_The exercise:_ Produce an exact transcription of the listing below, omitting the pictures.

_Dataset content:_
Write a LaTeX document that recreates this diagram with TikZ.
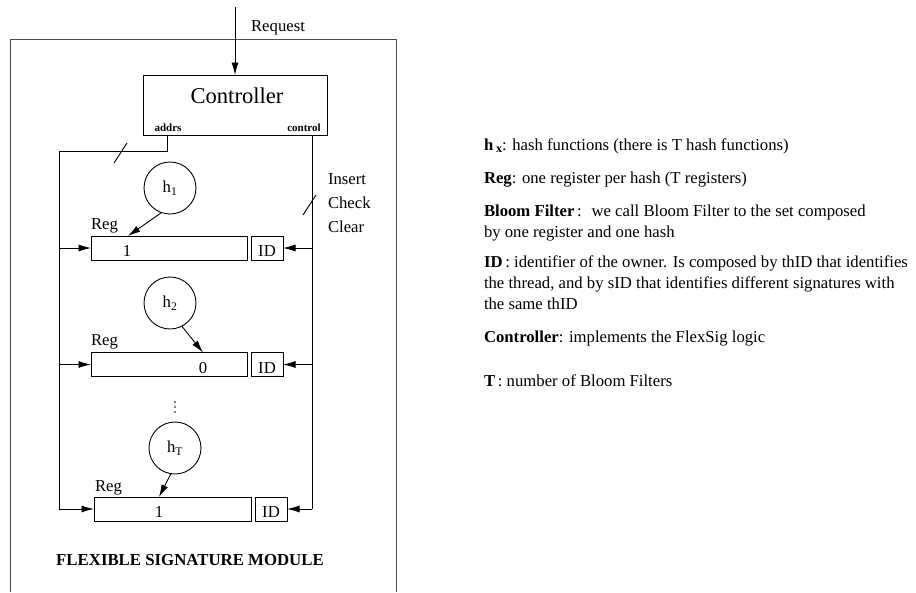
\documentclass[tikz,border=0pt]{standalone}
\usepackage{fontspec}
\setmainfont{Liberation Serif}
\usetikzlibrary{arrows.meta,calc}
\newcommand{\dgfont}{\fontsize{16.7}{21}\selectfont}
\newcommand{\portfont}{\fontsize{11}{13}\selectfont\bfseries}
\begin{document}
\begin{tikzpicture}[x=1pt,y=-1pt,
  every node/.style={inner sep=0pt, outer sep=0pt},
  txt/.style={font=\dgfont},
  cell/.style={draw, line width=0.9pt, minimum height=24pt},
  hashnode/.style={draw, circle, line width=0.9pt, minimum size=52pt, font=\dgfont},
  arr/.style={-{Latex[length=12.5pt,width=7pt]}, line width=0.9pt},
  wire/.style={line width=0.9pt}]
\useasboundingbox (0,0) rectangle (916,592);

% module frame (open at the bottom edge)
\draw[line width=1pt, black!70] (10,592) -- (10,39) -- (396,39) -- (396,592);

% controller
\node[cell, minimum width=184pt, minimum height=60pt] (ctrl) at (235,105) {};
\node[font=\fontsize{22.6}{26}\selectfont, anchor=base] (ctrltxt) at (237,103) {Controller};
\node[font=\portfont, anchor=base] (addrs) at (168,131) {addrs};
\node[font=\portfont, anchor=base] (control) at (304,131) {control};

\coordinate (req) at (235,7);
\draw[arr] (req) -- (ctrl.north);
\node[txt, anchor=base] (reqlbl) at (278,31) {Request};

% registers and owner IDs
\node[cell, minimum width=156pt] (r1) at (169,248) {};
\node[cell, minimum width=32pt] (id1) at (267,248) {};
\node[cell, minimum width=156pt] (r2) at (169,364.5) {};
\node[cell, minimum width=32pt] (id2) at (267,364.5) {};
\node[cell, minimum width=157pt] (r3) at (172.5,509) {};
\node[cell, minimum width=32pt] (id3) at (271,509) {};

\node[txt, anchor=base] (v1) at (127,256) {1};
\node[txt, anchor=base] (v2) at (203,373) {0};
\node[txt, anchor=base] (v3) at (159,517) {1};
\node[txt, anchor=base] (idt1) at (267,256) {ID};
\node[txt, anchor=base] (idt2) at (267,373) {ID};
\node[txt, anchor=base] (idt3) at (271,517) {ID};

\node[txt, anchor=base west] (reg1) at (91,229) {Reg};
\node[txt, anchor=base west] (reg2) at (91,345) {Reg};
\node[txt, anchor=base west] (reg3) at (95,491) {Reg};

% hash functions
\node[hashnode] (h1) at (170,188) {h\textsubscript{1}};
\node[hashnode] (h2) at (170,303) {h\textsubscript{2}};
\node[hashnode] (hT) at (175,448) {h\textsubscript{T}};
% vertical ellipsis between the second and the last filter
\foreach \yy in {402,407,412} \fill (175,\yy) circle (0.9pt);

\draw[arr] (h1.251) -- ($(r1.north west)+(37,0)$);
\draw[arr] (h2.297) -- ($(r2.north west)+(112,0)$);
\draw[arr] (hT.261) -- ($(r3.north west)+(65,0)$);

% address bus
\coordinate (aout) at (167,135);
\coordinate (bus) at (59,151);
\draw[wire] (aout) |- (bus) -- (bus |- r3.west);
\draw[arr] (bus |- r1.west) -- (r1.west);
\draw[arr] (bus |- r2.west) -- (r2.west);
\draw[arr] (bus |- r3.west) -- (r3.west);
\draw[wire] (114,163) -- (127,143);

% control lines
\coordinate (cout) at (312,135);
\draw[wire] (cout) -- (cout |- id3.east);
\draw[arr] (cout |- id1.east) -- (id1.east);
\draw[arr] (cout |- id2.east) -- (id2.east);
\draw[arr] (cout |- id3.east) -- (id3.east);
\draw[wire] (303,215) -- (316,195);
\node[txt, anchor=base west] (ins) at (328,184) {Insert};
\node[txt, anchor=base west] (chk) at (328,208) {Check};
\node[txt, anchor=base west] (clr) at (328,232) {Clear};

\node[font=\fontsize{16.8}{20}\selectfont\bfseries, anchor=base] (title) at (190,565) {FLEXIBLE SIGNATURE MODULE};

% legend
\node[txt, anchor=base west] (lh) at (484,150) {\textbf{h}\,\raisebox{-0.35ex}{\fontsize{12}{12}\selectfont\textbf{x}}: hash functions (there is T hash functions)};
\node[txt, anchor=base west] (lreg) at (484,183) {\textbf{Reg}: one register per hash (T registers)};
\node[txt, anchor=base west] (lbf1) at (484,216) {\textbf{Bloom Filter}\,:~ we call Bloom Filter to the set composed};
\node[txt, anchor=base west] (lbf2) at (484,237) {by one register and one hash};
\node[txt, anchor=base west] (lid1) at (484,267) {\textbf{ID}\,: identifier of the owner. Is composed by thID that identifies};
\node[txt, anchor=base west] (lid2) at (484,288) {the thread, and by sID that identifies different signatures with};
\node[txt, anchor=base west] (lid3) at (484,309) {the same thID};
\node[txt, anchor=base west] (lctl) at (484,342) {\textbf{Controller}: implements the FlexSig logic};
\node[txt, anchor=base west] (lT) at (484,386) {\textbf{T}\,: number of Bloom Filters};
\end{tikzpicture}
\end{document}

_The completed task:_
Write a LaTeX document that recreates this diagram with TikZ.
\documentclass[tikz,border=0pt]{standalone}
\usepackage{fontspec}
\setmainfont{Liberation Serif}
\usetikzlibrary{arrows.meta,calc}
\newcommand{\dgfont}{\fontsize{16.7}{21}\selectfont}
\newcommand{\portfont}{\fontsize{11}{13}\selectfont\bfseries}
\begin{document}
\begin{tikzpicture}[x=1pt,y=-1pt,
  every node/.style={inner sep=0pt, outer sep=0pt},
  txt/.style={font=\dgfont},
  cell/.style={draw, line width=0.9pt, minimum height=24pt},
  hashnode/.style={draw, circle, line width=0.9pt, minimum size=52pt, font=\dgfont},
  arr/.style={-{Latex[length=12.5pt,width=7pt]}, line width=0.9pt},
  wire/.style={line width=0.9pt}]
\useasboundingbox (0,0) rectangle (916,592);

% module frame (open at the bottom edge)
\draw[line width=1pt, black!70] (10,592) -- (10,39) -- (396,39) -- (396,592);

% controller
\node[cell, minimum width=184pt, minimum height=60pt] (ctrl) at (235,105) {};
\node[font=\fontsize{22.6}{26}\selectfont, anchor=base] (ctrltxt) at (237,103) {Controller};
\node[font=\portfont, anchor=base] (addrs) at (168,131) {addrs};
\node[font=\portfont, anchor=base] (control) at (304,131) {control};

\coordinate (req) at (235,7);
\draw[arr] (req) -- (ctrl.north);
\node[txt, anchor=base] (reqlbl) at (278,31) {Request};

% registers and owner IDs
\node[cell, minimum width=156pt] (r1) at (169,248) {};
\node[cell, minimum width=32pt] (id1) at (267,248) {};
\node[cell, minimum width=156pt] (r2) at (169,364.5) {};
\node[cell, minimum width=32pt] (id2) at (267,364.5) {};
\node[cell, minimum width=157pt] (r3) at (172.5,509) {};
\node[cell, minimum width=32pt] (id3) at (271,509) {};

\node[txt, anchor=base] (v1) at (127,256) {1};
\node[txt, anchor=base] (v2) at (203,373) {0};
\node[txt, anchor=base] (v3) at (159,517) {1};
\node[txt, anchor=base] (idt1) at (267,256) {ID};
\node[txt, anchor=base] (idt2) at (267,373) {ID};
\node[txt, anchor=base] (idt3) at (271,517) {ID};

\node[txt, anchor=base west] (reg1) at (91,229) {Reg};
\node[txt, anchor=base west] (reg2) at (91,345) {Reg};
\node[txt, anchor=base west] (reg3) at (95,491) {Reg};

% hash functions
\node[hashnode] (h1) at (170,188) {h\textsubscript{1}};
\node[hashnode] (h2) at (170,303) {h\textsubscript{2}};
\node[hashnode] (hT) at (175,448) {h\textsubscript{T}};
% vertical ellipsis between the second and the last filter
\foreach \yy in {402,407,412} \fill (175,\yy) circle (0.9pt);

\draw[arr] (h1.251) -- ($(r1.north west)+(37,0)$);
\draw[arr] (h2.297) -- ($(r2.north west)+(112,0)$);
\draw[arr] (hT.261) -- ($(r3.north west)+(65,0)$);

% address bus
\coordinate (aout) at (167,135);
\coordinate (bus) at (59,151);
\draw[wire] (aout) |- (bus) -- (bus |- r3.west);
\draw[arr] (bus |- r1.west) -- (r1.west);
\draw[arr] (bus |- r2.west) -- (r2.west);
\draw[arr] (bus |- r3.west) -- (r3.west);
\draw[wire] (114,163) -- (127,143);

% control lines
\coordinate (cout) at (312,135);
\draw[wire] (cout) -- (cout |- id3.east);
\draw[arr] (cout |- id1.east) -- (id1.east);
\draw[arr] (cout |- id2.east) -- (id2.east);
\draw[arr] (cout |- id3.east) -- (id3.east);
\draw[wire] (303,215) -- (316,195);
\node[txt, anchor=base west] (ins) at (328,184) {Insert};
\node[txt, anchor=base west] (chk) at (328,208) {Check};
\node[txt, anchor=base west] (clr) at (328,232) {Clear};

\node[font=\fontsize{16.8}{20}\selectfont\bfseries, anchor=base] (title) at (190,565) {FLEXIBLE SIGNATURE MODULE};

% legend
\node[txt, anchor=base west] (lh) at (484,150) {\textbf{h}\,\raisebox{-0.35ex}{\fontsize{12}{12}\selectfont\textbf{x}}: hash functions (there is T hash functions)};
\node[txt, anchor=base west] (lreg) at (484,183) {\textbf{Reg}: one register per hash (T registers)};
\node[txt, anchor=base west] (lbf1) at (484,216) {\textbf{Bloom Filter}\,:~ we call Bloom Filter to the set composed};
\node[txt, anchor=base west] (lbf2) at (484,237) {by one register and one hash};
\node[txt, anchor=base west] (lid1) at (484,267) {\textbf{ID}\,: identifier of the owner. Is composed by thID that identifies};
\node[txt, anchor=base west] (lid2) at (484,288) {the thread, and by sID that identifies different signatures with};
\node[txt, anchor=base west] (lid3) at (484,309) {the same thID};
\node[txt, anchor=base west] (lctl) at (484,342) {\textbf{Controller}: implements the FlexSig logic};
\node[txt, anchor=base west] (lT) at (484,386) {\textbf{T}\,: number of Bloom Filters};
\end{tikzpicture}
\end{document}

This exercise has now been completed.